Beyond this, of course, the novel follows the infamous and more culturally ubiquitous romance of Scarlett and Rhett (she sixteen and he implied to be late-twenties to mid-thirties—in the parlance of our times, he's a creep; this still is not as bad as other examples we hear of in the book: thirteen year olds being squired about by grown men and the O'Hara patriarch, nearing his mid-forties when he married fifteen year old Ellen and started popping out children. Apparently, pedophilia counts among those treasured ideals of the South that are now, thank God—er, alas, gone with the wind).
The Civil War comes and, as Michell pus it, the novel becomes about gumption and those who survive; she becomes cutthroat and well-off as her icy heart prunes off and repels those around her one-by-one.
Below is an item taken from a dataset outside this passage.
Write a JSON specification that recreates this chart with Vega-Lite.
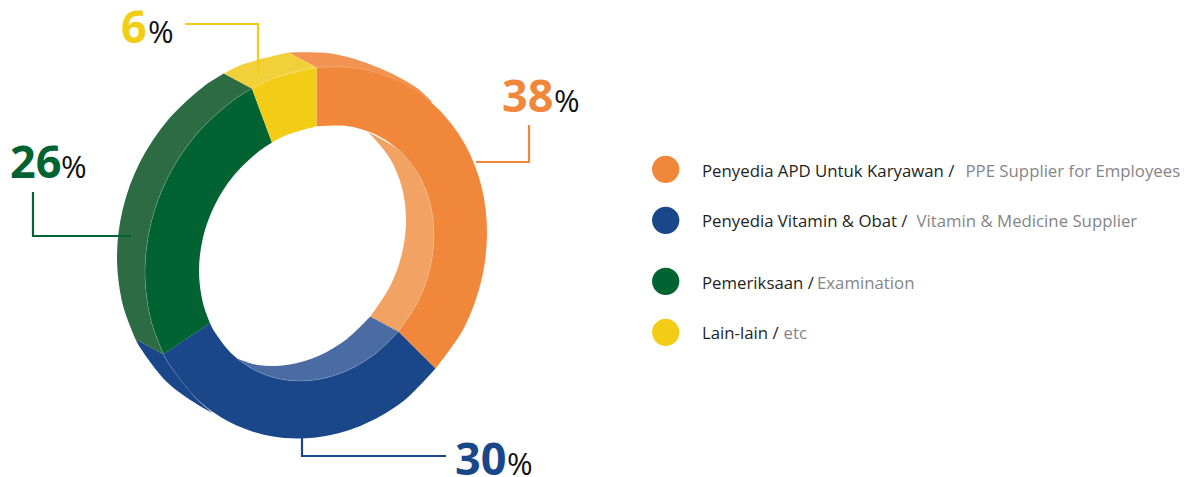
{"$schema":"https://vega.github.io/schema/vega-lite/v6.json","width":1186,"height":477,"autosize":{"type":"none"},"padding":0,"background":"#ffffff","config":{"view":{"stroke":null}},
"datasets":{
"ring":[
{"s":"Orange back","i":1,"x":288.5,"y":52.6},{"s":"Orange back","i":2,"x":332.3,"y":53.7},{"s":"Orange back","i":3,"x":377,"y":67},{"s":"Orange back","i":4,"x":417,"y":88},{"s":"Orange back","i":5,"x":433,"y":103},{"s":"Orange back","i":6,"x":433,"y":103},{"s":"Orange back","i":7,"x":316.5,"y":67.6},{"s":"Orange back","i":8,"x":316.5,"y":67.6},
{"s":"Orange inner","i":1,"x":366,"y":131},{"s":"Orange inner","i":2,"x":366,"y":131},{"s":"Orange inner","i":3,"x":399.6,"y":150.7},{"s":"Orange inner","i":4,"x":418.3,"y":174},{"s":"Orange inner","i":5,"x":430,"y":202.8},{"s":"Orange inner","i":6,"x":434,"y":235},{"s":"Orange inner","i":7,"x":430,"y":268.4},{"s":"Orange inner","i":8,"x":418.3,"y":300.8},{"s":"Orange inner","i":9,"x":398.2,"y":331.6},{"s":"Orange inner","i":10,"x":398.2,"y":331.6},{"s":"Orange inner","i":11,"x":370.2,"y":316.6},{"s":"Orange inner","i":12,"x":370.2,"y":316.6},{"s":"Orange inner","i":13,"x":390.3,"y":285.8},{"s":"Orange inner","i":14,"x":402,"y":253.4},{"s":"Orange inner","i":15,"x":406,"y":220},{"s":"Orange inner","i":16,"x":402,"y":187.8},{"s":"Orange inner","i":17,"x":390.3,"y":159},{"s":"Orange inner","i":18,"x":371.6,"y":135.7},{"s":"Orange inner","i":19,"x":366,"y":131},
{"s":"Blue inner","i":1,"x":370.2,"y":316.6},{"s":"Blue inner","i":2,"x":398.2,"y":331.6},{"s":"Blue inner","i":3,"x":398.2,"y":331.6},{"s":"Blue inner","i":4,"x":375.3,"y":353.7},{"s":"Blue inner","i":5,"x":346.9,"y":370.7},{"s":"Blue inner","i":6,"x":316.5,"y":379.7},{"s":"Blue inner","i":7,"x":286.1,"y":380.1},{"s":"Blue inner","i":8,"x":257.8,"y":371.7},{"s":"Blue inner","i":9,"x":236,"y":358},{"s":"Blue inner","i":10,"x":236,"y":358},{"s":"Blue inner","i":11,"x":258.1,"y":365.1},{"s":"Blue inner","i":12,"x":288.5,"y":364.7},{"s":"Blue inner","i":13,"x":318.9,"y":355.7},{"s":"Blue inner","i":14,"x":347.3,"y":338.7},{"s":"Blue inner","i":15,"x":370.2,"y":316.6},
{"s":"Blue front","i":1,"x":135.6,"y":339.2},{"s":"Blue front","i":2,"x":135.6,"y":339.2},{"s":"Blue front","i":3,"x":139.9,"y":347.3},{"s":"Blue front","i":4,"x":167.1,"y":382.3},{"s":"Blue front","i":5,"x":202.5,"y":407.6},{"s":"Blue front","i":6,"x":213,"y":413},{"s":"Blue front","i":7,"x":213,"y":413},{"s":"Blue front","i":8,"x":195.1,"y":397.3},{"s":"Blue front","i":9,"x":167.9,"y":362.3},{"s":"Blue front","i":10,"x":163.6,"y":354.2},
{"s":"Green back","i":1,"x":223.9,"y":73.6},{"s":"Green back","i":2,"x":202.5,"y":87.4},{"s":"Green back","i":3,"x":167.1,"y":120.9},{"s":"Green back","i":4,"x":139.9,"y":162.3},{"s":"Green back","i":5,"x":122.8,"y":208.9},{"s":"Green back","i":6,"x":117,"y":257.5},{"s":"Green back","i":7,"x":122.8,"y":304.7},{"s":"Green back","i":8,"x":135.6,"y":339.2},{"s":"Green back","i":9,"x":135.6,"y":339.2},{"s":"Green back","i":10,"x":163.6,"y":354.2},{"s":"Green back","i":11,"x":163.6,"y":354.2},{"s":"Green back","i":12,"x":150.8,"y":319.7},{"s":"Green back","i":13,"x":145,"y":272.5},{"s":"Green back","i":14,"x":150.8,"y":223.9},{"s":"Green back","i":15,"x":167.9,"y":177.3},{"s":"Green back","i":16,"x":195.1,"y":135.9},{"s":"Green back","i":17,"x":230.5,"y":102.4},{"s":"Green back","i":18,"x":251.9,"y":88.6},
{"s":"Yellow back","i":1,"x":223.9,"y":73.6},{"s":"Yellow back","i":2,"x":243.7,"y":64.1},{"s":"Yellow back","i":3,"x":288.5,"y":52.6},{"s":"Yellow back","i":4,"x":288.5,"y":52.6},{"s":"Yellow back","i":5,"x":316.5,"y":67.6},{"s":"Yellow back","i":6,"x":316.5,"y":67.6},{"s":"Yellow back","i":7,"x":271.7,"y":79.1},{"s":"Yellow back","i":8,"x":251.9,"y":88.6}
],
"front":[
{"s":"Orange front","i":1,"x":316.5,"y":67.6},{"s":"Orange front","i":2,"x":316.5,"y":67.6},{"s":"Orange front","i":3,"x":360.3,"y":68.7},{"s":"Orange front","i":4,"x":401.5,"y":82.4},{"s":"Orange front","i":5,"x":436.9,"y":107.7},{"s":"Orange front","i":6,"x":464.1,"y":142.7},{"s":"Orange front","i":7,"x":481.2,"y":185.3},{"s":"Orange front","i":8,"x":487,"y":232.5},{"s":"Orange front","i":9,"x":481.2,"y":281.1},{"s":"Orange front","i":10,"x":464.1,"y":327.7},{"s":"Orange front","i":11,"x":435.5,"y":368.5},{"s":"Orange front","i":12,"x":435.5,"y":368.5},{"s":"Orange front","i":13,"x":398.2,"y":331.6},{"s":"Orange front","i":14,"x":398.2,"y":331.6},{"s":"Orange front","i":15,"x":418.3,"y":300.8},{"s":"Orange front","i":16,"x":430,"y":268.4},{"s":"Orange front","i":17,"x":434,"y":235},{"s":"Orange front","i":18,"x":430,"y":202.8},{"s":"Orange front","i":19,"x":418.3,"y":174},{"s":"Orange front","i":20,"x":399.6,"y":150.7},{"s":"Orange front","i":21,"x":375.3,"y":134.3},{"s":"Orange front","i":22,"x":346.9,"y":125.9},{"s":"Orange front","i":23,"x":316.5,"y":126.3},
{"s":"Blue front","i":1,"x":398.2,"y":331.6},{"s":"Blue front","i":2,"x":435.5,"y":368.5},{"s":"Blue front","i":3,"x":435.5,"y":368.5},{"s":"Blue front","i":4,"x":401.5,"y":402.6},{"s":"Blue front","i":5,"x":360.3,"y":425.9},{"s":"Blue front","i":6,"x":316,"y":437.4},{"s":"Blue front","i":7,"x":271.7,"y":436.3},{"s":"Blue front","i":8,"x":230.5,"y":422.6},{"s":"Blue front","i":9,"x":195.1,"y":397.3},{"s":"Blue front","i":10,"x":167.9,"y":362.3},{"s":"Blue front","i":11,"x":163.6,"y":354.2},{"s":"Blue front","i":12,"x":163.6,"y":354.2},{"s":"Blue front","i":13,"x":210,"y":322.9},{"s":"Blue front","i":14,"x":210,"y":322.9},{"s":"Blue front","i":15,"x":214.7,"y":332},{"s":"Blue front","i":16,"x":233.4,"y":355.3},{"s":"Blue front","i":17,"x":257.8,"y":371.7},{"s":"Blue front","i":18,"x":286.1,"y":380.1},{"s":"Blue front","i":19,"x":316.5,"y":379.7},{"s":"Blue front","i":20,"x":346.9,"y":370.7},{"s":"Blue front","i":21,"x":375.3,"y":353.7},{"s":"Blue front","i":22,"x":398.2,"y":331.6},
{"s":"Green front","i":1,"x":163.6,"y":354.2},{"s":"Green front","i":2,"x":163.6,"y":354.2},{"s":"Green front","i":3,"x":150.8,"y":319.7},{"s":"Green front","i":4,"x":145,"y":272.5},{"s":"Green front","i":5,"x":150.8,"y":223.9},{"s":"Green front","i":6,"x":167.9,"y":177.3},{"s":"Green front","i":7,"x":195.1,"y":135.9},{"s":"Green front","i":8,"x":230.5,"y":102.4},{"s":"Green front","i":9,"x":251.9,"y":88.6},{"s":"Green front","i":10,"x":251.9,"y":88.6},{"s":"Green front","i":11,"x":272,"y":142.6},{"s":"Green front","i":12,"x":272,"y":142.6},{"s":"Green front","i":13,"x":257.8,"y":152.3},{"s":"Green front","i":14,"x":233.4,"y":176.1},{"s":"Green front","i":15,"x":214.7,"y":205.2},{"s":"Green front","i":16,"x":203,"y":237.6},{"s":"Green front","i":17,"x":199,"y":271},{"s":"Green front","i":18,"x":203,"y":303.2},{"s":"Green front","i":19,"x":210,"y":322.9},{"s":"Green front","i":20,"x":210,"y":322.9},
{"s":"Yellow front","i":1,"x":251.9,"y":88.6},{"s":"Yellow front","i":2,"x":251.9,"y":88.6},{"s":"Yellow front","i":3,"x":271.7,"y":79.1},{"s":"Yellow front","i":4,"x":316.5,"y":67.6},{"s":"Yellow front","i":5,"x":316.5,"y":67.6},{"s":"Yellow front","i":6,"x":316.5,"y":126.3},{"s":"Yellow front","i":7,"x":316.5,"y":126.3},{"s":"Yellow front","i":8,"x":286.1,"y":135.3},{"s":"Yellow front","i":9,"x":272,"y":142.6},{"s":"Yellow front","i":10,"x":272,"y":142.6}
],
"seam":[
{"s":"a","i":1,"x":163.6,"y":354.2},{"s":"a","i":2,"x":150.8,"y":319.7},{"s":"a","i":3,"x":145,"y":272.5},{"s":"a","i":4,"x":150.8,"y":223.9},{"s":"a","i":5,"x":167.9,"y":177.3},{"s":"a","i":6,"x":195.1,"y":135.9},{"s":"a","i":7,"x":230.5,"y":102.4},{"s":"a","i":8,"x":271.7,"y":79.1},{"s":"a","i":9,"x":316.5,"y":67.6},{"s":"a","i":10,"x":360.3,"y":68.7},{"s":"a","i":11,"x":395,"y":79},
{"s":"b","i":1,"x":163.6,"y":354.2},{"s":"b","i":2,"x":167.9,"y":362.3},{"s":"b","i":3,"x":195.1,"y":397.3},{"s":"b","i":4,"x":213,"y":413},
{"s":"c","i":1,"x":366,"y":131},{"s":"c","i":2,"x":399.6,"y":150.7},{"s":"c","i":3,"x":418.3,"y":174},{"s":"c","i":4,"x":430,"y":202.8},{"s":"c","i":5,"x":434,"y":235},{"s":"c","i":6,"x":430,"y":268.4},{"s":"c","i":7,"x":418.3,"y":300.8},{"s":"c","i":8,"x":398.2,"y":331.6},{"s":"c","i":9,"x":375.3,"y":353.7},{"s":"c","i":10,"x":346.9,"y":370.7},{"s":"c","i":11,"x":316.5,"y":379.7},{"s":"c","i":12,"x":286.1,"y":380.1},{"s":"c","i":13,"x":257.8,"y":371.7},{"s":"c","i":14,"x":236,"y":358}
],
"leaders":[
{"s":"Orange front","i":1,"x":476,"y":162},{"s":"Orange front","i":2,"x":529,"y":162},{"s":"Orange front","i":3,"x":529,"y":125},
{"s":"Blue front","i":1,"x":302,"y":437},{"s":"Blue front","i":2,"x":302,"y":456},{"s":"Blue front","i":3,"x":446,"y":456},
{"s":"Green front","i":1,"x":33,"y":192},{"s":"Green front","i":2,"x":33,"y":236},{"s":"Green front","i":3,"x":131,"y":236},
{"s":"Yellow front","i":1,"x":185,"y":24},{"s":"Yellow front","i":2,"x":258,"y":24},{"s":"Yellow front","i":3,"x":258,"y":75}
],
"values":[
{"s":"Orange front","v":"38","x":502,"y":112,"px":554},
{"s":"Blue front","v":"30","x":455,"y":475,"px":507},
{"s":"Green front","v":"26","x":10,"y":178,"px":61},
{"s":"Yellow front","v":"6","x":121,"y":43,"px":148}
],
"legend":[
{"s":"Orange front","x":665.7,"y":169.3,"tx":702,"ty":177,"id":"Penyedia APD Untuk Karyawan /","gx":965.5,"en":"PPE Supplier for Employees"},
{"s":"Blue front","x":665.7,"y":220.3,"tx":702,"ty":227,"id":"Penyedia Vitamin & Obat /","gx":916.5,"en":"Vitamin & Medicine Supplier"},
{"s":"Green front","x":665.7,"y":281.3,"tx":702,"ty":289,"id":"Pemeriksaan /","gx":817,"en":"Examination"},
{"s":"Yellow front","x":665.7,"y":332.3,"tx":702,"ty":339,"id":"Lain-lain /","gx":783.5,"en":"etc"}
]},
"data":{"name":"ring"},
"encoding":{
"x":{"field":"x","type":"quantitative","scale":{"domain":[0,1186],"nice":false,"zero":false},"axis":null},
"y":{"field":"y","type":"quantitative","scale":{"domain":[477,0],"nice":false,"zero":false},"axis":null}
},
"layer":[
{"mark":{"type":"line","filled":true,"interpolate":"catmull-rom","strokeWidth":0},"encoding":{"order":{"field":"i","type":"quantitative"},"detail":{"field":"s"},"color":{"field":"s","type":"nominal","legend":null,"scale":{"domain":["Orange front","Blue front","Green front","Yellow front","Orange back","Orange inner","Blue inner","Green back","Yellow back"],"range":["#F1873A","#1A478A","#016232","#F3CD15","#F29354","#F2A263","#4A6CA3","#2D6C42","#F2D03A"]}}}},
{"data":{"name":"front"},"mark":{"type":"line","filled":true,"interpolate":"catmull-rom","strokeWidth":0},"encoding":{"order":{"field":"i","type":"quantitative"},"detail":{"field":"s"},"color":{"field":"s","type":"nominal","legend":null}}},
{"data":{"name":"seam"},"mark":{"type":"line","interpolate":"catmull-rom","stroke":"#ffffff","strokeOpacity":0.25,"strokeWidth":0.7},"encoding":{"order":{"field":"i","type":"quantitative"},"detail":{"field":"s"}}},
{"data":{"name":"leaders"},"mark":{"type":"line","strokeWidth":2.2,"strokeJoin":"miter"},"encoding":{"order":{"field":"i","type":"quantitative"},"detail":{"field":"s"},"color":{"field":"s","type":"nominal","legend":null}}},
{"data":{"name":"values"},"mark":{"type":"text","align":"left","baseline":"alphabetic","font":"Open Sans","fontWeight":"bold","fontSize":45},"encoding":{"text":{"field":"v"},"color":{"field":"s","type":"nominal","legend":null}}},
{"data":{"name":"values"},"mark":{"type":"text","align":"left","baseline":"alphabetic","font":"Open Sans","fontSize":31,"fill":"#111111","text":"%"},"encoding":{"x":{"field":"px","type":"quantitative"}}},
{"data":{"name":"legend"},"mark":{"type":"point","shape":"circle","filled":true,"size":745,"opacity":1},"encoding":{"color":{"field":"s","type":"nominal","legend":null}}},
{"data":{"name":"legend"},"mark":{"type":"text","align":"left","baseline":"alphabetic","font":"Open Sans","fontSize":16.8,"fill":"#231F20"},"encoding":{"x":{"field":"tx","type":"quantitative"},"y":{"field":"ty","type":"quantitative"},"text":{"field":"id"}}},
{"data":{"name":"legend"},"mark":{"type":"text","align":"left","baseline":"alphabetic","font":"Open Sans","fontSize":16.8,"fill":"#858585"},"encoding":{"x":{"field":"gx","type":"quantitative"},"y":{"field":"ty","type":"quantitative"},"text":{"field":"en"}}}
]}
There are a few powerful moments and even arcs, of course—Ashley and Rhett's meditations on their place in life, as well as Rhett's utter heartbreak at the loss of his daughter and ultimate decision to leave Scarlett and attempt to dig up simplicity and peace of mind stand out—and these become stronger if one is able to get past some of the problematic aspects (see again: the time period appropriate age differences made bizarre by modernity which remain problematic even after all characters are adults due to the circumstances of their pasts).
These scenes, in my opinion, offer a glimpse at a story that might not have been an "American" story in the sense of Mark Twain, anti-intellectualism, apple pie, Bruce Springsteen, baseball, and mass shootings, but would have made a much more moving story of tempered passions, the unpredictable chambers of the heart, and the consequences and cost of yearning, loss, and carelessness among other things.
But again, that would be an entirely different novel altogether. As a whole, I have a few good things to offer about Gone: 1) it becomes phenomenal if read like watching an episode of Jerry Springer with a commentary track by Greg Giraldo; in that case, we're talking top ten lit of all time, 2) public domain is coming in just under a decade: a plot where Jeems decides he's sick of the Tarleton twins, goes Django style, and somehow John Brown gets alternate-history Shanghaied in there, you could have a real romp of a popcorn story (inbox is open for checks, studios), and 3) a much smarter person than me, Alice Randall, has written The Wind Done Gone, which I look forward to reading and, from the bit I've glimpsed and read of it so far, will more than make reading the original Mitchell book worth it.